AUSTRALIA's annual greenhouse gas emissions have soared by more than four-fifths since 1990 - far exceeding the 8 per cent permitted by the Kyoto Protocol.
The revelation comes as developed countries - led by Australia, Canada and the United States - are being accused by the Greens and other environmentalists of "cooking the books" on their emissions in a row that threatens to disrupt the Copenhagen climate talks. The row is creating major divisions between developed and developing nations over how emissions from agriculture, grasslands and forestry will be counted in any new climate deal.

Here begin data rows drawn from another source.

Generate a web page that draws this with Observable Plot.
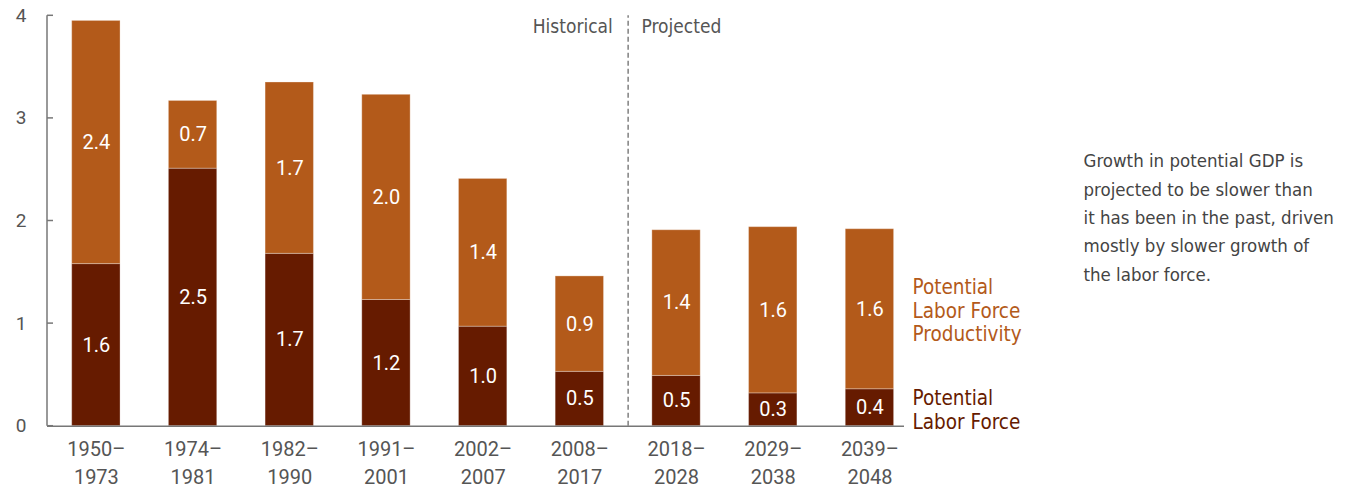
<!DOCTYPE html>
<html>
<head>
<meta charset="utf-8">
<script src="https://cdn.jsdelivr.net/npm/d3@7"></script>
<script src="https://cdn.jsdelivr.net/npm/@observablehq/plot@0.6"></script>
<style>
  html, body { margin: 0; padding: 0; background: #fff; }
  #chart svg { display: block; }
</style>
</head>
<body>
<div id="chart"></div>
<script>
const categories = ["1950–1973", "1974–1981", "1982–1990", "1991–2001", "2002–2007", "2008–2017", "2018–2028", "2029–2038", "2039–2048"];
const laborForce   = [1.58, 2.51, 1.68, 1.23, 0.97, 0.53, 0.49, 0.32, 0.36];
const productivity = [2.37, 0.66, 1.67, 2.00, 1.44, 0.93, 1.42, 1.62, 1.56];
const seriesNames = ["Potential Labor Force", "Potential Labor Force Productivity"];
const seriesColors = ["#661b00", "#b35a1a"];
const yTicks = [0, 1, 2, 3, 4];
const periodLabels = ["Historical", "Projected"];
const legendLabels = ["Potential\nLabor Force\nProductivity", "Potential\nLabor Force"];
const note = "Growth in potential GDP is\nprojected to be slower than\nit has been in the past, driven\nmostly by slower growth of\nthe labor force.";

const data = [];
categories.forEach((c, i) => {
  data.push({period: c, series: seriesNames[0], value: laborForce[i]});
  data.push({period: c, series: seriesNames[1], value: productivity[i]});
});

const numFont = "Roboto, 'Liberation Sans', sans-serif";
const textFont = "'Liberation Sans Narrow', 'DejaVu Sans Condensed', Roboto, sans-serif";
const fmt = d3.format(".1f");
const axisGray = "#777";

const chart = Plot.plot({
  width: 1357,
  height: 489,
  marginLeft: 47,
  marginRight: 453,
  marginTop: 15.3,
  marginBottom: 63.3,
  style: {fontFamily: numFont, background: "#fff"},
  x: {domain: categories, range: [71.7, 893.6], paddingInner: 0.5, paddingOuter: 0, round: false, axis: null},
  y: {domain: [0, 4], axis: null, label: null},
  color: {domain: seriesNames, range: seriesColors},
  marks: [
    Plot.barY(data, Plot.stackY({
      x: "period", y: "value", z: "series", fill: "series",
      stroke: "#fff", strokeOpacity: 0.3, strokeWidth: 1
    })),
    Plot.text(data, Plot.stackY({
      x: "period", y: "value", z: "series",
      text: d => fmt(d.value),
      fill: "white", fontSize: 20, fontFamily: numFont
    })),
    Plot.ruleX([categories[5]], {x: d => d, y1: 0, y2: 4, dx: 48.3, stroke: "#888", strokeWidth: 1.6, strokeDasharray: "5,3"}),
    Plot.text([periodLabels[0]], {x: () => categories[5], text: d => d, frameAnchor: "top", lineAnchor: "middle", dy: 10.7, dx: 33, textAnchor: "end", fill: "#555", fontSize: 19, fontFamily: textFont}),
    Plot.text([periodLabels[1]], {x: () => categories[6], text: d => d, frameAnchor: "top", lineAnchor: "middle", dy: 10.7, dx: -35, textAnchor: "start", fill: "#555", fontSize: 19, fontFamily: textFont}),
    Plot.ruleY([0], {y: d => d, stroke: axisGray, strokeWidth: 1.5}),
    Plot.axisY({ticks: yTicks, tickSize: 0, tickPadding: 21, fontSize: 19, fill: "#555", label: null, tickFormat: d => String(d), fontFamily: numFont}),
    Plot.axisX({tickSize: 0, tickPadding: 10, fontSize: 20, lineHeight: 1.4, fill: "#555", label: null, fontFamily: numFont, tickFormat: d => d.replace("–", "–\n")}),
    Plot.text([legendLabels[0]], {text: d => d, frameAnchor: "bottom-right", dx: 8, dy: -116, textAnchor: "start", lineAnchor: "middle", lineHeight: 1.15, fill: seriesColors[1], fontSize: 20.5, fontFamily: textFont}),
    Plot.text([legendLabels[1]], {text: d => d, frameAnchor: "bottom-right", dx: 8, dy: -17, textAnchor: "start", lineAnchor: "middle", lineHeight: 1.15, fill: seriesColors[0], fontSize: 20.5, fontFamily: textFont}),
    Plot.text([note], {text: d => d, frameAnchor: "right", dx: 179, dy: -6, textAnchor: "start", lineAnchor: "middle", lineHeight: 1.53, fill: "#444", fontSize: 18.5, fontFamily: textFont})
  ]
});
document.getElementById("chart").appendChild(chart);

// vertical axis line at the frame's left edge with inward ticks, positioned from the y scale
(function () {
  const y = chart.scale("y");
  const x0 = 47;
  const mk = (x1, x2, y1, y2) => {
    const l = document.createElementNS("http://www.w3.org/2000/svg", "line");
    l.setAttribute("x1", x1); l.setAttribute("x2", x2);
    l.setAttribute("y1", y1); l.setAttribute("y2", y2);
    l.setAttribute("stroke", axisGray); l.setAttribute("stroke-width", 1.5);
    chart.appendChild(l);
  };
  mk(x0, x0, y.apply(d3.max(yTicks)), y.apply(d3.min(yTicks)));
  for (const t of yTicks) mk(x0, x0 + 6, y.apply(t), y.apply(t));
})();
</script>
</body>
</html>
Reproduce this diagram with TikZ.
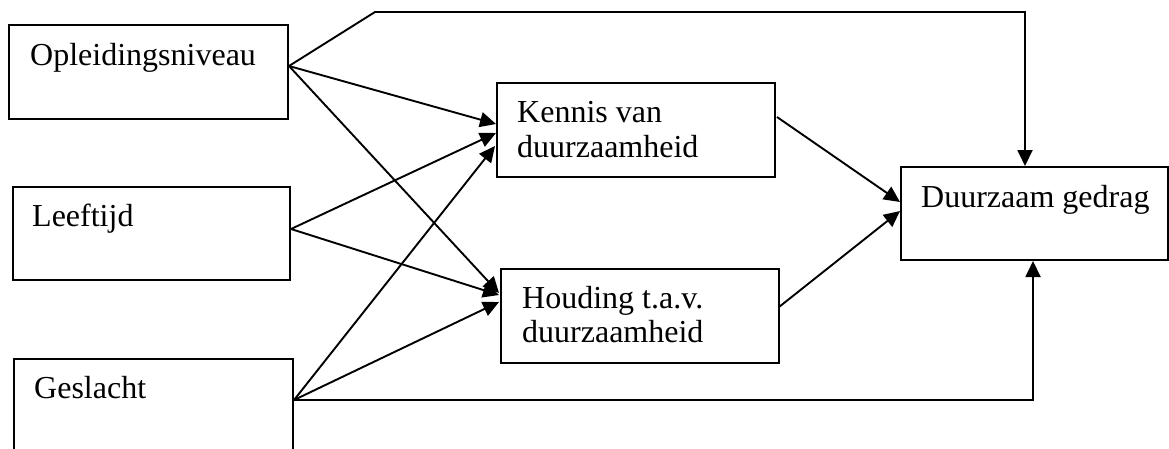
\documentclass[tikz,border=0pt]{standalone}
\usepackage{fontspec}
\setmainfont{Liberation Serif}
\usetikzlibrary{arrows.meta,calc}
\begin{document}
\begin{tikzpicture}[x=1pt,y=-1pt,
  box/.style={draw,line width=2pt,rectangle,inner sep=0pt,anchor=north west},
  lbl/.style={anchor=base west,inner sep=0pt,font=\fontsize{32}{36}\selectfont},
  conn/.style={line width=1.9pt},
  arr/.style={conn,-{Triangle[length=16pt,width=15pt]}}]
\useasboundingbox (0,0) rectangle (1169,448);
\clip (0,0) rectangle (1169,448);
% boxes
\node[box,minimum width=279pt,minimum height=94pt] (op) at (8,24) {};
\node[box,minimum width=277pt,minimum height=93pt] (lt) at (12,186) {};
\node[box,minimum width=279pt,minimum height=110pt] (gs) at (13,358) {};
\node[box,minimum width=278pt,minimum height=94pt] (ken) at (496,82) {};
\node[box,minimum width=278pt,minimum height=94pt] (hou) at (500,268) {};
\node[box,minimum width=267pt,minimum height=93pt] (dg) at (900,166) {};
% labels
\node[lbl] (opt) at (30,65) {Opleidingsniveau};
\node[lbl] (ltt) at (32,226) {Leeftijd};
\node[lbl] (gst) at (34,398) {Geslacht};
\node[lbl] (kent1) at (517,122) {Kennis van};
\node[lbl] (kent2) at (517,157) {duurzaamheid};
\node[lbl] (hout1) at (522,308) {Houding t.a.v.};
\node[lbl] (hout2) at (522,342) {duurzaamheid};
\node[lbl] (dgt) at (921,207) {Duurzaam gedrag};
% connection points
\coordinate (opout) at ($(op.north east)+(0,42)$);
\coordinate (ltout) at ($(lt.north east)+(0,43)$);
\coordinate (gsout) at ($(gs.north east)+(0,42)$);
\coordinate (kenout) at ($(ken.north east)+(1,35)$);
\coordinate (houout) at ($(hou.north east)+(-1,39)$);
\coordinate (tl) at (375,12);
\coordinate (tr) at (1025,12);
\coordinate (br) at (1033,400);
% connectors
\draw[arr] (opout) -- (tl) -- (tr) -- (tr |- dg.north);
\draw[arr] (opout) -- ($(ken.north west)+(0,42)$);
\draw[arr] (opout) -- ($(hou.north west)+(-1,25)$);
\draw[arr] (ltout) -- ($(ken.north west)+(0,51)$);
\draw[arr] (ltout) -- ($(hou.north west)+(-1,27)$);
\draw[arr] (gsout) -- ($(ken.north west)+(-1,64)$);
\draw[arr] (gsout) -- ($(hou.north west)+(-1,34)$);
\draw[arr] (gsout) -- (br) -- (br |- dg.south);
\draw[arr] (kenout) -- ($(dg.north west)+(0,36)$);
\draw[arr] (houout) -- ($(dg.north west)+(0,45)$);
\end{tikzpicture}
\end{document}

The 82 per cent rise in emissions is due to a blow-out of 657 per cent in emissions from land use between 1990 and 2007. Australia told the UN of it earlier this year but did not publicise it. There is wild natural variation in land-use emissions - for example, there was a massive spike in 2002-03 from Victorian bushfires - and so Australia joined others in not counting most land categories towards its Kyoto target for 2012.
Under a new Copenhagen deal, it wants to be able to count ''carbon sinks'' in agricultural land but exclude the impact of extraordinary events or circumstances such as bushfires and drought. Environmentalists say it is hard to measure land-use emissions, opening up the possibility of "accounting frauds". Miguel Lovera, chief negotiator for Paraguay, a member of the G77 bloc of developing countries, said the industrialised nations' position on land emissions was ''suicidal''. ''With that kind of measure we are never going to make sensible action on climate change,'' he said.